→ **GOAL**
Repeat verbatim only the lines from the opening of the material below through the one that contains "['#2E5A8B', '#EE9B21', '#48A0B6', '#587B43', '#2272BE'];".

-*-*-

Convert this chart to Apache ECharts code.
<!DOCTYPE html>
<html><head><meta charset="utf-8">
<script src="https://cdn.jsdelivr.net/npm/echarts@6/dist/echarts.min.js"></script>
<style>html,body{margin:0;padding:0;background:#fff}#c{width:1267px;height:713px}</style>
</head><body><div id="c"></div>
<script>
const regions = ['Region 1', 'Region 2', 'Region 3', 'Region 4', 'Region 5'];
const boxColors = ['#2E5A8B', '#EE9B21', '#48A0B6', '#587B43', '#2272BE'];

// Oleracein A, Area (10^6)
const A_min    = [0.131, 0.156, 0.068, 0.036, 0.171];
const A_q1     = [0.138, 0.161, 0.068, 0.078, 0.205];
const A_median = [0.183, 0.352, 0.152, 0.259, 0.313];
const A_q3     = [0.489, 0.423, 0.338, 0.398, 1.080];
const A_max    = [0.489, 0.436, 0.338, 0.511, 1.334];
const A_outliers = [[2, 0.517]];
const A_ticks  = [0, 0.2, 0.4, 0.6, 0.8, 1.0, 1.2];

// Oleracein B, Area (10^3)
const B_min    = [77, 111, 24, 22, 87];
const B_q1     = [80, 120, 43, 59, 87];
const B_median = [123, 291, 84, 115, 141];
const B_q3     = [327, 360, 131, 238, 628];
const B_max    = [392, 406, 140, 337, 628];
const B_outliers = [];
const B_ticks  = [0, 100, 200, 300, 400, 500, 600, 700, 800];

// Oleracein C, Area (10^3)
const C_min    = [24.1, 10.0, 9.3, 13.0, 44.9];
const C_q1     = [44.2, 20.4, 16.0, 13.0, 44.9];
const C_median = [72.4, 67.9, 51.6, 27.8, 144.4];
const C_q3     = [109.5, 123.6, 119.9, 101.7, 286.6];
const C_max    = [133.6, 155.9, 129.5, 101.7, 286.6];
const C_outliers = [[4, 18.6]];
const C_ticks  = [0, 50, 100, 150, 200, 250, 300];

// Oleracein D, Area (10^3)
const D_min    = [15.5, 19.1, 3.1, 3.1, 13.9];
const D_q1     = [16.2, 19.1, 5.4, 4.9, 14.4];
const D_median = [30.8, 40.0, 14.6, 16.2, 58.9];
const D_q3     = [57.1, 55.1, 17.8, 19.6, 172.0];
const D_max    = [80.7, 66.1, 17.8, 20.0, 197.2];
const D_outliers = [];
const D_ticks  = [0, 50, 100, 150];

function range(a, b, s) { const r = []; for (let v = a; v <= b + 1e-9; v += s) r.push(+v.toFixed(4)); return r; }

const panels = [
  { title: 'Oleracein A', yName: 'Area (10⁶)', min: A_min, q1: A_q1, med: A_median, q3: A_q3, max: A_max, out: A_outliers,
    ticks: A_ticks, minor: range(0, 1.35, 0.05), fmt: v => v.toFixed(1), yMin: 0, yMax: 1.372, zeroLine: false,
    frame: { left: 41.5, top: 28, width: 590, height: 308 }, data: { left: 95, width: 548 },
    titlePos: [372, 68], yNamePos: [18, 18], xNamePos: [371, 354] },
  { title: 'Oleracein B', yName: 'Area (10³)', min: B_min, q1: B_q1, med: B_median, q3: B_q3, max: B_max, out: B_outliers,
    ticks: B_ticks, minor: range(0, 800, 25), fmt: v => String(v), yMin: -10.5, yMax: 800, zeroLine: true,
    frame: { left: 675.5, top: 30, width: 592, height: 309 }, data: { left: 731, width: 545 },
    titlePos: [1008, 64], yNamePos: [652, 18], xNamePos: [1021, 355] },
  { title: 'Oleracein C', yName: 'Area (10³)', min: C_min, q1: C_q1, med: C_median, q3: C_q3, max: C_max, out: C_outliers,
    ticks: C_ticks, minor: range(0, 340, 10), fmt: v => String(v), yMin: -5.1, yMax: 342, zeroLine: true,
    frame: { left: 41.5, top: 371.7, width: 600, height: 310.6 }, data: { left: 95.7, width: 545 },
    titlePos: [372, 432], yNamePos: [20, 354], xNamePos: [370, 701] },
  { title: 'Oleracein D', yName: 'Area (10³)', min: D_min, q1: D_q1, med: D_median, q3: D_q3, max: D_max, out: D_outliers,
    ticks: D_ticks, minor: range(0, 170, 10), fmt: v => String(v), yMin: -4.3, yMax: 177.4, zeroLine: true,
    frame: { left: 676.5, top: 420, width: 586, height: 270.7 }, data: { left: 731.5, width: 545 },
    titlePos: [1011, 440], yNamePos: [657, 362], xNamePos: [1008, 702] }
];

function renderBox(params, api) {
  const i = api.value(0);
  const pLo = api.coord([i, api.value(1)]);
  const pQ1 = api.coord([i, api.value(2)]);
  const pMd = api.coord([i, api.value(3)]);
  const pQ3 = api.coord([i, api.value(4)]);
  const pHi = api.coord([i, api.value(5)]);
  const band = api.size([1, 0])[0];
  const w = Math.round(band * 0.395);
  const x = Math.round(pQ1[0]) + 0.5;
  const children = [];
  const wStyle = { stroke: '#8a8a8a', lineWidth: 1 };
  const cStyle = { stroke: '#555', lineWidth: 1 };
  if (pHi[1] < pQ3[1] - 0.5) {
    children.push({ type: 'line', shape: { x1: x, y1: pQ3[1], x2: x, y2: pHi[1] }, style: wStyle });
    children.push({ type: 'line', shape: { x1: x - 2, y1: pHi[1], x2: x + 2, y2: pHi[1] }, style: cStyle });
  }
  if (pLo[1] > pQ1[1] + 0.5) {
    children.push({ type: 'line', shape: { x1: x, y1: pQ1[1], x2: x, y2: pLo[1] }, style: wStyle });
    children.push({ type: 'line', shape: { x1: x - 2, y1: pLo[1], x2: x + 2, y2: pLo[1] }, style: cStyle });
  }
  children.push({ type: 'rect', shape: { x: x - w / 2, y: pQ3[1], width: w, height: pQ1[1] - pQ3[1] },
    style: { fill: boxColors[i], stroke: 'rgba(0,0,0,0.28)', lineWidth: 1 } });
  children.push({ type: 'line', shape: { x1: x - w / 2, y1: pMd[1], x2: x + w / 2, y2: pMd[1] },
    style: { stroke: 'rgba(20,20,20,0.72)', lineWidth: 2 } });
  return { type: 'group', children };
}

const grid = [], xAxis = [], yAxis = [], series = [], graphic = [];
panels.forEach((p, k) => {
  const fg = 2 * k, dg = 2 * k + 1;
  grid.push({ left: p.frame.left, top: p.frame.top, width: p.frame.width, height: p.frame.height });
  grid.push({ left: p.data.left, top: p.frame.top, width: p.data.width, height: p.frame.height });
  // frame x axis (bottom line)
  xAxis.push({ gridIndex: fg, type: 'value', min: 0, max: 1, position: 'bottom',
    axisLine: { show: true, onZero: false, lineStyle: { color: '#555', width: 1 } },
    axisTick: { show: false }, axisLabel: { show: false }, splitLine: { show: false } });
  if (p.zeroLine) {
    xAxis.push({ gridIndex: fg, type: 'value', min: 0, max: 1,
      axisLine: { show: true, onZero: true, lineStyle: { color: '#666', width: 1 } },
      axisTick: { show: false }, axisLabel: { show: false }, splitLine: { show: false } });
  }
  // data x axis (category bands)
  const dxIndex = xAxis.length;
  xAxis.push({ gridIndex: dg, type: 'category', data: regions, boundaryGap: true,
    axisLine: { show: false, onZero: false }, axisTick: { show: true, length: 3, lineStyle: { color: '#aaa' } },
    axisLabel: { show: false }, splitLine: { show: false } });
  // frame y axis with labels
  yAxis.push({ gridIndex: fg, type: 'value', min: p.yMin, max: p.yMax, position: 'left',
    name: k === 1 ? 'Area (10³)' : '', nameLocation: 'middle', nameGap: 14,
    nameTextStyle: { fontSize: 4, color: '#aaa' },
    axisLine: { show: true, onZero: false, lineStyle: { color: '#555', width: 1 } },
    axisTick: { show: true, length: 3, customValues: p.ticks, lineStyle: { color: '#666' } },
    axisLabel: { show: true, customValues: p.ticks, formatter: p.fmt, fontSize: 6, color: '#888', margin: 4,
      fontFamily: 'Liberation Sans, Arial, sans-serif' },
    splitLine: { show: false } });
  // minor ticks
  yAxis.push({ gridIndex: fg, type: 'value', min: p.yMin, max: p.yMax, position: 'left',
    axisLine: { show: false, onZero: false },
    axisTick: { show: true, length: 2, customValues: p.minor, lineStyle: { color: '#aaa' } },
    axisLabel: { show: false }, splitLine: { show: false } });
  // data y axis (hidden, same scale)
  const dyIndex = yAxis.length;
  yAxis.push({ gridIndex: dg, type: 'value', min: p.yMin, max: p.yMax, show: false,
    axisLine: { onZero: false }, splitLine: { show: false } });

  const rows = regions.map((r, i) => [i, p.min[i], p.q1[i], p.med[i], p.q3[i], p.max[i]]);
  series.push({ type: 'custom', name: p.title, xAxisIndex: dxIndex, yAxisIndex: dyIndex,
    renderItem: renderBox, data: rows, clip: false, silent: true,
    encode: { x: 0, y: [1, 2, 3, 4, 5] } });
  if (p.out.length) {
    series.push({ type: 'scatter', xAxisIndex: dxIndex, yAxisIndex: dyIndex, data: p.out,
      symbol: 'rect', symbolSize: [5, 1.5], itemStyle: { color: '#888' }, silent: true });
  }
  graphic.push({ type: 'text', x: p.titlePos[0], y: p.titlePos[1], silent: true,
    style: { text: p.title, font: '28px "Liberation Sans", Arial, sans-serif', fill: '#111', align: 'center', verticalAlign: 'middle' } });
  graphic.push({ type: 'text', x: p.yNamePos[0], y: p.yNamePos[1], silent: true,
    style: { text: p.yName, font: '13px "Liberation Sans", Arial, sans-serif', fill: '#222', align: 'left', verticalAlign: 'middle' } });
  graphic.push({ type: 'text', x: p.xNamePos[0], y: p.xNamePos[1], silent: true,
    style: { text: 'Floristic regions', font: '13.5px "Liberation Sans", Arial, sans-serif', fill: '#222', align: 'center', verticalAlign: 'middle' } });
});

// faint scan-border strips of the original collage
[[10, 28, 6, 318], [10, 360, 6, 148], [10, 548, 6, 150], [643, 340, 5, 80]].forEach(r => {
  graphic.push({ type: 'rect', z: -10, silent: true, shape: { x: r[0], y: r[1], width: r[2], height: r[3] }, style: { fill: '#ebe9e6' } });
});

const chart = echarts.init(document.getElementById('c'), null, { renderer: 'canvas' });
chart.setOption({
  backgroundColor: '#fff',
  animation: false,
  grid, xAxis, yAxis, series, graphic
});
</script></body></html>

-*-*-

→ **ANSWER TO THE PROBLEM**
Convert this chart to Apache ECharts code.
<!DOCTYPE html>
<html><head><meta charset="utf-8">
<script src="https://cdn.jsdelivr.net/npm/echarts@6/dist/echarts.min.js"></script>
<style>html,body{margin:0;padding:0;background:#fff}#c{width:1267px;height:713px}</style>
</head><body><div id="c"></div>
<script>
const regions = ['Region 1', 'Region 2', 'Region 3', 'Region 4', 'Region 5'];
const boxColors = ['#2E5A8B', '#EE9B21', '#48A0B6', '#587B43', '#2272BE'];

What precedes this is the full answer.